Try to follow along, if you dare. In 1984, the original corporate entity known as “Atari” became two separate companies: the home-based Atari Corporation and the arcade-based Atari Games (which owned all of Atari’s arcade properties). In 1998, Hasbro purchased Atari Corporation and renamed the company to Hasbro Interactive. Meanwhile, the next year, IESA purchased GT Interactive and renamed it Infogrames. IESA then purchased Hasbro Interactive in 2001 and changed the name again (this time to Infogrames Interactive). In 2003, IESA came to an agreement with Atari Games to allow Infogrames Interactive to become Atari Interactive, Infogrames to be known solely as Atari, and IESA itself to be rebranded as Atari SA. In 2008, Atari SA purchased Atari Games and there was finally one Atari to rule them all for the first since 1984.

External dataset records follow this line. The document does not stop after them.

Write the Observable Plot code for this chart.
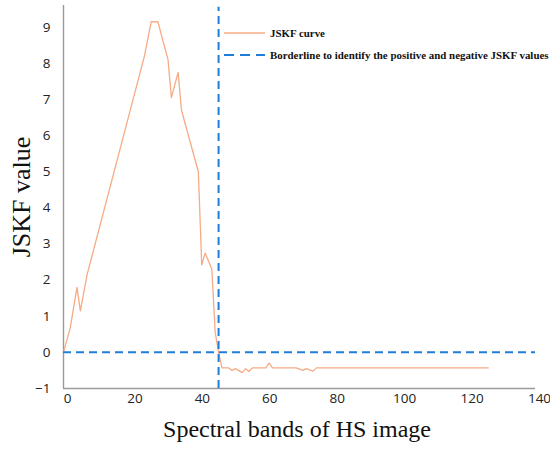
<!DOCTYPE html>
<html>
<head>
<meta charset="utf-8">
<script src="https://cdn.jsdelivr.net/npm/d3@7"></script>
<script src="https://cdn.jsdelivr.net/npm/@observablehq/plot@0.6"></script>
<style>
  html, body { margin: 0; padding: 0; background: #fff; }
  #chart { width: 550px; height: 450px; }
</style>
</head>
<body>
<div id="chart"></div>
<script>
// JSKF curve (spectral band index, JSKF value)
const bands = [0, 2, 4, 5, 7, 24, 26, 28, 31, 32, 34, 35, 40, 41, 42, 44, 45, 46,
               47, 49, 50, 51, 53, 54, 55, 56, 60, 61, 62, 69, 71, 72, 74, 75, 126];
const jskf  = [0, 0.68, 1.8, 1.15, 2.15, 8.2, 9.15, 9.15, 8.1, 7.05, 7.75, 6.7, 5.0, 2.42, 2.75, 2.3, 0.55, 0,
               -0.43, -0.43, -0.5, -0.45, -0.56, -0.45, -0.53, -0.43, -0.43, -0.3, -0.43, -0.43, -0.5, -0.45, -0.52, -0.43, -0.43];
const borderBand = 46;   // vertical borderline
const borderValue = 0;   // horizontal borderline
const xTicks = [0, 20, 40, 60, 80, 100, 120, 140];
const yTicks = [-1, 0, 1, 2, 3, 4, 5, 6, 7, 8, 9];
const seriesNames = ["JSKF curve", "Borderline to identify the positive and negative JSKF values"];
const xTitle = "Spectral bands of HS image";
const yTitle = "JSKF value";

const curve = bands.map((b, i) => ({band: b, value: jskf[i]}));
const orange = "#f6ab86";
const blue = "#1f7fd8";
const axisGray = "#9a9a9a";

const chart = Plot.plot({
  width: 550,
  height: 450,
  marginLeft: 63,
  marginRight: 15,
  marginTop: 5,
  marginBottom: 62,
  style: {fontFamily: "'Open Sans', sans-serif", background: "#fff"},
  x: {domain: [0, 140]},
  y: {domain: [-1, 9.6]},
  marks: [
    Plot.axisX({ticks: xTicks, tickSize: 0, tickPadding: 5, fontSize: 13.5, label: null, color: "#222", dx: 4}),
    Plot.axisY({ticks: yTicks, tickSize: 0, tickPadding: 13, fontSize: 13.5, label: null, color: "#222"}),
    Plot.ruleX([0], {y1: -1, y2: 9.6, stroke: axisGray, strokeWidth: 1.4}),
    Plot.ruleY([-1], {x1: 0, x2: 140, stroke: axisGray, strokeWidth: 1.4}),
    Plot.line(curve, {x: "band", y: "value", stroke: orange, strokeWidth: 1.3}),
    Plot.ruleY([borderValue], {x1: 0, x2: 140, stroke: blue, strokeWidth: 2, strokeDasharray: "8,5"}),
    Plot.ruleX([borderBand], {y1: -1, y2: 9.55, stroke: blue, strokeWidth: 2, strokeDasharray: "8,5"})
  ]
});

document.getElementById("chart").appendChild(chart);

const svg = d3.select(chart);
// Axis titles
svg.append("text")
  .attr("x", 297).attr("y", 437)
  .attr("text-anchor", "middle")
  .attr("font-family", "'Liberation Serif', 'Times New Roman', serif")
  .attr("font-size", 24)
  .attr("fill", "#111")
  .text(xTitle);
svg.append("text")
  .attr("transform", "translate(30,197) rotate(-90)")
  .attr("text-anchor", "middle")
  .attr("font-family", "'Liberation Serif', 'Times New Roman', serif")
  .attr("font-size", 26)
  .attr("fill", "#111")
  .text(yTitle);

// Legend
const lg = svg.append("g").attr("font-family", "'Liberation Serif', 'Times New Roman', serif")
  .attr("font-size", 10.9).attr("font-weight", "bold").attr("fill", "#111")
  .attr("text-anchor", "start");
lg.append("line").attr("x1", 224).attr("x2", 265).attr("y1", 33).attr("y2", 33)
  .attr("stroke", orange).attr("stroke-width", 1.5);
lg.append("text").attr("x", 270).attr("y", 37).text(seriesNames[0]);
lg.append("line").attr("x1", 224).attr("x2", 265).attr("y1", 55).attr("y2", 55)
  .attr("stroke", blue).attr("stroke-width", 2).attr("stroke-dasharray", "10,6");
lg.append("text").attr("x", 270).attr("y", 59).text(seriesNames[1]);
</script>
</body>
</html>
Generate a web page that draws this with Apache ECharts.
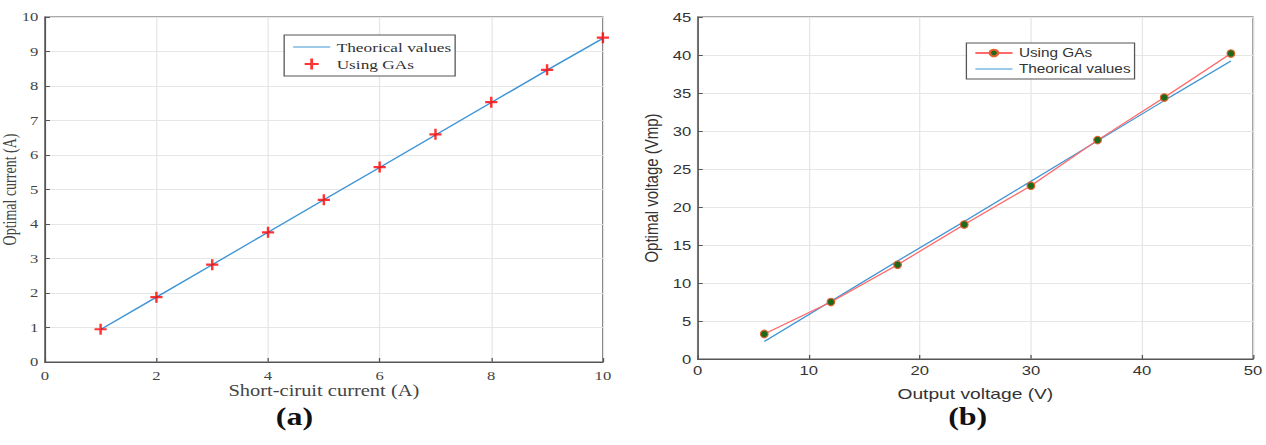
<!DOCTYPE html>
<html><head><meta charset="utf-8">
<script src="https://cdn.jsdelivr.net/npm/echarts@6/dist/echarts.min.js"></script>
<style>html,body{margin:0;padding:0;background:#fff;overflow:hidden;width:1266px;height:445px}
#c{width:989px;height:445px;transform:scaleX(1.28);transform-origin:0 0}</style>
</head><body><div id="c"></div>
<script>
// Chart (a)
const xA = [1,2,3,4,5,6,7,8,9,10];
const gaA = [0.95,1.88,2.82,3.76,4.70,5.65,6.60,7.53,8.47,9.40];
const thA = [0.94,1.88,2.82,3.76,4.70,5.64,6.58,7.52,8.46,9.38];
// Chart (b)
const xB = [6,12,18,24,30,36,42,48];
const gaB = [3.3,7.5,12.4,17.7,22.8,28.8,34.4,40.2];
const thB = [2.3,7.6,12.9,18.1,23.4,28.7,34.0,39.2];

const pair = (xs, ys) => xs.map((x,i)=>[x, ys[i]]);
const names = {thA:'Theorical values', gaA:'Using GAs', gaB:'Using GAs', thB:'Theorical values'};
const serif = '"Liberation Serif","DejaVu Serif",serif';
const sans = '"Liberation Sans","DejaVu Sans",sans-serif';
const blue = '#3f95d6';
const plus = 'path://M4,0h2v4h4v2h-4v4h-2v-4h-4v-2h4z';
const lineIcon = 'path://M0,0H29V1.2H0Z';

function axisCommon(font, color, size, nameSize, margin){
  return {
    axisLine:{show:true, lineStyle:{color:'#555', width:1}},
    axisTick:{show:true, inside:true, length:4, lineStyle:{color:'#555'}},
    splitLine:{show:true, lineStyle:{color:'#e6e6e6', width:1}},
    axisLabel:{fontFamily:font, color:color, fontSize:size, margin:margin},
    nameTextStyle:{fontFamily:font, color:color, fontSize:nameSize, lineHeight:nameSize},
    nameLocation:'middle',
    nameMoveOverlap:false
  };
}

const chart = echarts.init(document.getElementById('c'), null, {renderer:'svg'});
chart.setOption({
  animation:false,
  backgroundColor:'#fff',
  grid:[
    {left:35, right:518, top:17, bottom:83, show:true, borderColor:'#555', borderWidth:1, containLabel:false, outerBoundsMode:'none'},
    {left:545, right:10, top:17, bottom:86, show:true, borderColor:'#555', borderWidth:1, containLabel:false, outerBoundsMode:'none'}
  ],
  xAxis:[
    Object.assign(axisCommon(serif,'#444',13,16,7), {gridIndex:0, type:'value', min:0, max:10, interval:2, name:'Short-ciruit current (A)', nameGap:21}),
    Object.assign(axisCommon(sans,'#333',13,15,5), {gridIndex:1, type:'value', min:0, max:50, interval:10, name:'Output voltage (V)', nameGap:27})
  ],
  yAxis:[
    Object.assign(axisCommon(serif,'#444',13,14,5), {gridIndex:0, type:'value', min:0, max:10, interval:1, name:'Optimal current (A)', nameGap:20}),
    Object.assign(axisCommon(sans,'#333',13,15,5), {gridIndex:1, type:'value', min:0, max:45, interval:5, name:'Optimal voltage (Vmp)', nameGap:29})
  ],
  legend:[
    {data:[{name:'thA', icon:lineIcon},'gaA'], orient:'vertical', left:222, top:35, padding:[5,3,5,7], itemGap:3,
     itemWidth:29, itemHeight:11, borderColor:'#555', borderWidth:1, backgroundColor:'#fff',
     formatter:n=>names[n], textStyle:{fontFamily:serif, fontSize:13.5, color:'#333'}, selectedMode:false},
    {data:['gaB',{name:'thB', icon:lineIcon}], orient:'vertical', left:755, top:43, padding:[4,3,4,6], itemGap:4,
     itemWidth:29, itemHeight:8, borderColor:'#555', borderWidth:1, backgroundColor:'#fff',
     formatter:n=>names[n], textStyle:{fontFamily:sans, fontSize:12, color:'#333'}, selectedMode:false}
  ],
  series:[
    {name:'thA', type:'line', xAxisIndex:0, yAxisIndex:0, data:pair(xA,thA), showSymbol:false, symbol:'none',
     lineStyle:{color:blue, width:1.3}, itemStyle:{color:blue}, z:2},
    {name:'gaA', type:'scatter', xAxisIndex:0, yAxisIndex:0, data:pair(xA,gaA), symbol:plus, symbolSize:[9.5,11],
     itemStyle:{color:'#ff0000'}, z:3},
    {name:'gaB', type:'line', xAxisIndex:1, yAxisIndex:1, data:pair(xB,gaB), symbol:'circle', symbolSize:[6,7.5], showSymbol:true,
     lineStyle:{color:'#ff6a6a', width:1.2}, itemStyle:{color:'#1d6a1d', borderColor:'#e0602a', borderWidth:1}, z:3},
    {name:'thB', type:'line', xAxisIndex:1, yAxisIndex:1, data:pair(xB,thB), symbol:'none', showSymbol:false,
     lineStyle:{color:blue, width:1.2}, itemStyle:{color:blue}, z:2}
  ],
  graphic:[
    {type:'text', x:230, y:416, style:{text:'(a)', font:'bold 25px '+serif, fill:'#111', textAlign:'center', textVerticalAlign:'middle'}},
    {type:'text', x:756, y:416, style:{text:'(b)', font:'bold 25px '+serif, fill:'#111', textAlign:'center', textVerticalAlign:'middle'}}
  ]
});
</script></body></html>
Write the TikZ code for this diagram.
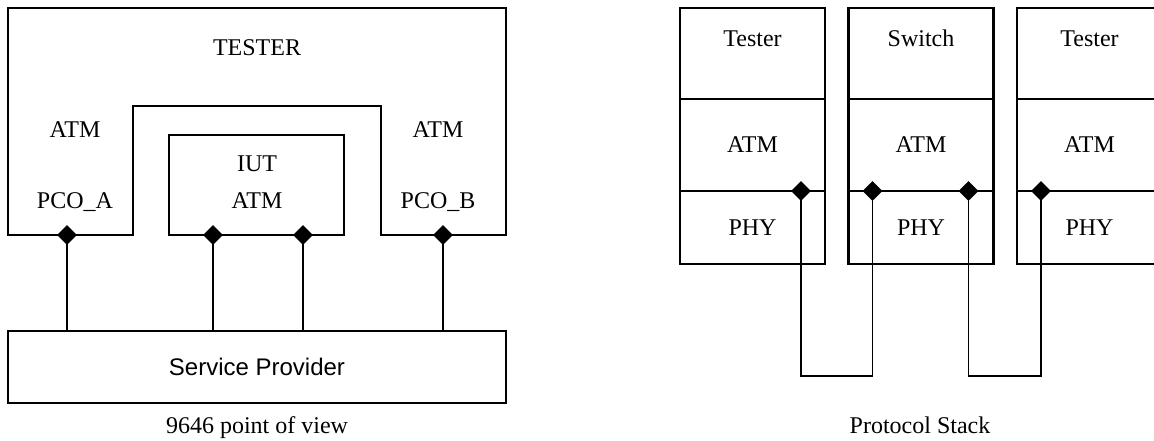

Today, Atari’s US companies (Atari, Atari Interactive, Humongous, and California US Holdings) have filed for Chapter 11 Bankruptcy protection in a bid to form their own company, separate from Atari SA. After the bankruptcy filing, Atari expects to find a new buyer within 90-120 days. This new owner will control the Atari name and logo, as well as the rights to most (if not all) of the company’s major franchises including Pong, Asteroids, Centipede, Missile Command, Battlezone and Tempest.
Atari is making this move as their recent mobile titles (including Atari’s Greatest Hits, Asteroids Gunner, Breakout Boost, and Outlaw) have all been very profitable while parent company Atari SA remains riddled with debt.
While the new Atari won’t be the same Atari that was founded by Nolan Bushnell and Ted Dabney in 1972 (and included Steve Jobs and Steve Wozniak as early employees), it’ll be interesting to see where the company goes from here.